Commentary by Susan Brinkmann, OCDS
The idea of a person marrying himself or herself in a formal ceremony might sound bizarre to most, but it has become the media’s latest crusade to redefine marriage.
According to the Media Research Center, CNN’s sister network, HLN, recently featured a story trumpeting the latest in non-traditional-marriage trends – self- marriage – in which a person makes a vow and binds themselves to matrimonial values. Some bride/grooms wear traditional wedding garb to these peculiar events, invite guests, cut the cake, and otherwise celebrate their love for themselves.
“There are about 32 million people in the United States who are in single households — about a quarter of all households,” said Brian Powell, professor of sociology at Indiana University to HLN. “And if you think of it that way, that means that all these people are living single and they live in a society where singledom is not recognized by a lot of people. It doesn’t surprise me that people who live alone want some type of acknowledgment from others that this is a reasonable choice.”
For some people, the narcissistic practice of self-marriage seems to be the way to acquire that acknowledgement. Nine years ago, a 30 year-old artist named Jennifer Hoes from Haarlem, The Netherlands, made headlines when she married herself as a way to work on herself in the context of a relationship.
“I want to celebrate with others how much I’m in love with myself,” she told Haarlem’s Dagblad newspaper about her 2003 nuptials.
Hoes claimed the wedding was a reward for years of struggle between the emotional and business sides of her character.
“Finally I managed to unite these conflicting parts of my character, and I find it most logical that it results in a wedding,” she said.
An alderman from the city of Haarlem agreed to act as registrar even though the marriage was not officially registered.
Even if she does get married to a man one day, Hoes says she’ll never divorce herself. “I don’t want to become emotionally dependent from another for not being in balance with myself. This marriage is really for better or for worse,” she added.
Two years ago, Chen Wei-yih, a Taiwanese woman who goes by the name of “Only,” also married herself in a small ceremony that was attended by 30 friends and family. The bride/groom wore a white gown and carried a bouquet of flowers and was only too happy to launch a Facebook page called “Only and Only’s Wedding” to document the event. The page has almost 4,000 “likes.”
“When I look back at my wedding, at the self-commitment now, I feel it is a thing to remind me that I should not betray myself in any way and any time,” Only told HLN.
The most recent self-marriage was that of a 36 year-old North Dakota yoga instructor named Nadine Schweigert who married herself in a commitment ceremony last March. A Youtube video of the event shows the bride/groom in blue satin and carrying a bouquet of white roses with more than 300 friends and family in attendance. According to MyFox Phoenix, guests were asked to “blow kisses to the world” after she exchanged rings with her “inner groom.”
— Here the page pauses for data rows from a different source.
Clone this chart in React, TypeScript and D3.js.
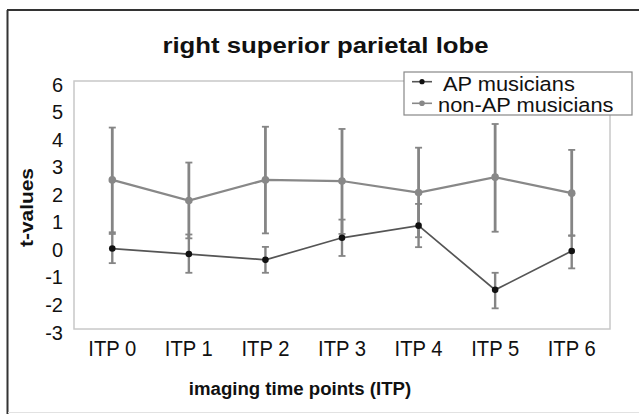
import * as d3 from 'd3';

const categories = ['ITP 0', 'ITP 1', 'ITP 2', 'ITP 3', 'ITP 4', 'ITP 5', 'ITP 6'];
const yTicks = [-3, -2, -1, 0, 1, 2, 3, 4, 5, 6];

// AP musicians
const apMean = [-0.08, -0.28, -0.49, 0.31, 0.75, -1.58, -0.17];
const apUpper = [0.45, 0.43, -0.02, 0.97, 1.54, -0.96, 0.4];
const apLower = [-0.61, -0.96, -0.96, -0.35, -0.03, -2.25, -0.8];

// non-AP musicians
const nonApMean = [2.41, 1.66, 2.41, 2.37, 1.95, 2.51, 1.93];
const nonApUpper = [4.31, 3.04, 4.34, 4.26, 3.58, 4.44, 3.5];
const nonApLower = [0.51, 0.29, 0.47, 0.45, 0.33, 0.53, 0.38];

const FONT = '"Liberation Sans", Arial, Helvetica, sans-serif';

export default function App() {
  const width = 639;
  const height = 414;
  const plot = { left: 74, right: 610, top: 81, bottom: 329 };

  const x = d3.scaleBand().domain(categories).range([plot.left, plot.right]).padding(0);
  const y = d3.scaleLinear().domain([-3, 6]).range([plot.bottom, plot.top]);
  const cx = (i: number) => (x(categories[i]) as number) + x.bandwidth() / 2;

  const line = d3
    .line<number>()
    .x((_, i) => cx(i))
    .y(d => y(d));

  const series = [
    { name: 'non-AP musicians', mean: nonApMean, upper: nonApUpper, lower: nonApLower, line: '#888', lw: 2.2, bar: '#858585', bw: 2.8, dot: '#888', r: 3.8 },
    { name: 'AP musicians', mean: apMean, upper: apUpper, lower: apLower, line: '#555', lw: 1.7, bar: '#858585', bw: 2.4, dot: '#111', r: 3.3 },
  ];

  const cap = 3.5;

  return (
    <svg width={width} height={height} style={{ position: 'absolute', left: 0, top: 0, background: '#fff' }} fontFamily={FONT}>
      <rect width={width} height={height} fill="#fff" />
      {/* outer frame */}
      <line x1={7.5} y1={10} x2={7.5} y2={414} stroke="#333" strokeWidth={2} />
      <line x1={7} y1={10} x2={639} y2={10} stroke="#333" strokeWidth={2} />
      <line x1={8} y1={412.5} x2={639} y2={412.5} stroke="#e2e2e2" strokeWidth={1} />

      {/* title */}
      <text transform="translate(325.5,53) scale(1.12,1)" textAnchor="middle" fontSize={23} fontWeight="bold" fill="#111">
        right superior parietal lobe
      </text>

      {/* plot box */}
      <rect x={plot.left} y={plot.top} width={plot.right - plot.left} height={plot.bottom - plot.top} fill="none" stroke="#c8c8c8" strokeWidth={1.5} />

      {/* y tick labels */}
      {yTicks.map(t => (
        <text key={t} x={63} y={y(t) + 3.5} dy="0.35em" textAnchor="end" fontSize={20} fill="#111">
          {t}
        </text>
      ))}

      {/* x tick labels */}
      {categories.map((c, i) => (
        <text key={c} transform={`translate(${cx(i)},356) scale(0.92,1)`} textAnchor="middle" fontSize={22} fill="#111">
          {c}
        </text>
      ))}

      {/* axis titles */}
      <text transform="translate(300,395) scale(0.98,1)" textAnchor="middle" fontSize={19} fontWeight="bold" fill="#111">
        imaging time points (ITP)
      </text>
      <text transform="translate(33,207.5) rotate(-90) scale(1.1,1)" textAnchor="middle" fontSize={19} fontWeight="bold" fill="#111">
        t-values
      </text>

      {/* series */}
      {series.map(s => (
        <g key={s.name}>
          {s.mean.map((_, i) => (
            <g key={i} stroke={s.bar} strokeWidth={s.bw}>
              <line x1={cx(i)} x2={cx(i)} y1={y(s.upper[i])} y2={y(s.lower[i])} />
              <line x1={cx(i) - cap} x2={cx(i) + cap} y1={y(s.upper[i])} y2={y(s.upper[i])} strokeWidth={1.8} />
              <line x1={cx(i) - cap} x2={cx(i) + cap} y1={y(s.lower[i])} y2={y(s.lower[i])} strokeWidth={1.8} />
            </g>
          ))}
          <path d={line(s.mean) || ''} fill="none" stroke={s.line} strokeWidth={s.lw} />
          {s.mean.map((v, i) => (
            <circle key={i} cx={cx(i)} cy={y(v)} r={s.r} fill={s.dot} />
          ))}
        </g>
      ))}

      {/* legend */}
      <rect x={404} y={72} width={228} height={43} fill="#fff" stroke="#888" strokeWidth={1.2} />
      <line x1={412} x2={432} y1={81.7} y2={81.7} stroke="#555" strokeWidth={1.6} />
      <circle cx={422} cy={81.7} r={2.6} fill="#111" />
      <text transform="translate(443,91) scale(1.12,1)" fontSize={19.5} fill="#111">
        AP musicians
      </text>
      <line x1={412} x2={432} y1={103.3} y2={103.3} stroke="#888" strokeWidth={1.6} />
      <circle cx={422} cy={103.3} r={2.8} fill="#888" />
      <text transform="translate(438,112) scale(1.12,1)" fontSize={19.5} fill="#111">
        non-AP musicians
      </text>
    </svg>
  );
}
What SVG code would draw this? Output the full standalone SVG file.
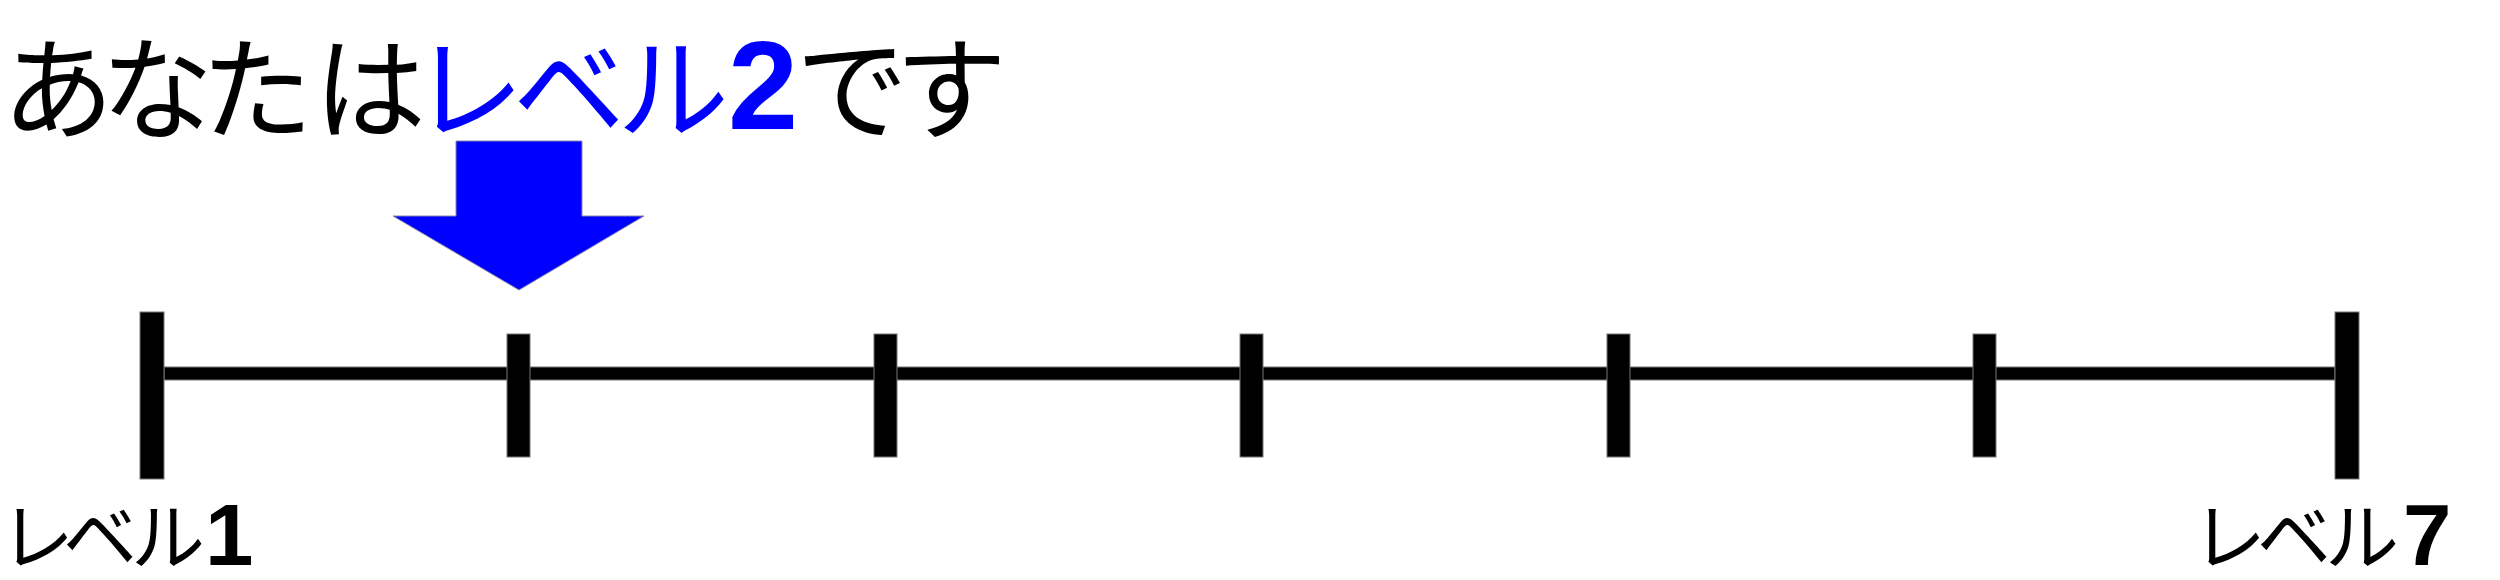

“I feel very empowered, very happy, very joyous … I want to share that with people, and also the people that were in attendance, it’s a form of accountability,” Schweigert recently told CNN‘s Anderson Cooper.
She claimed the ceremony was a celebration of how far she’d come since her painful divorce six years ago that led her two children to decide to move in with her ex-husband.
“Six years ago I would’ve handled a problem by going out and drinking,” she said. “I smoked, I was 50 pounds overweight … this is just celebrating how far I’ve come in my life.”
She claims to take herself out on dates to treat herself and to “invest in this relationship.”
The concept has its fans, such as Samhita Mukhopadhyay of the liberal The American Prospect magazine, who declared Schweigert a hero. “Whether she meant to or not, she also showed the world she didn’t need a man to get married” and that “Schweigert’s decision and the decision of many women like her is actually quite courageous.”
But not everyone agrees. In fact, Schweigert’s 11 year-old son admitted that he was not in favor of what his mother was doing. His initial response was to put his hand on his mother’s shoulder and say, ‘I love you, but I’m embarrassed for you right now and I’m not coming’.” He eventually changed his mind and attended the wedding.
Susan Pazak, a psychologist from Southern California is another opponent. “Having a celebration focused on a woman’s or man’s progress, growth or accomplishments in front of family and friends is a great idea to being accountable to continue to grow and love oneself … calling it a marriage to self does not seem appropriate.”
The MRC concludes: “The very definition of the term marriage has become flexible, subject to change and reinterpretation. The term marriage is being redefined to mean any ‘special’ relationship which one person has with anybody, including this formalized narcissism.”
Regardless of its critics, self-marriage has become the new media darling, taking its place alongside other “choices” and “lifestyles” such as transgendered beauty queens and men who give birth. The only qualifier seems to be that the “choices” and “lifestyles” are anything but traditional.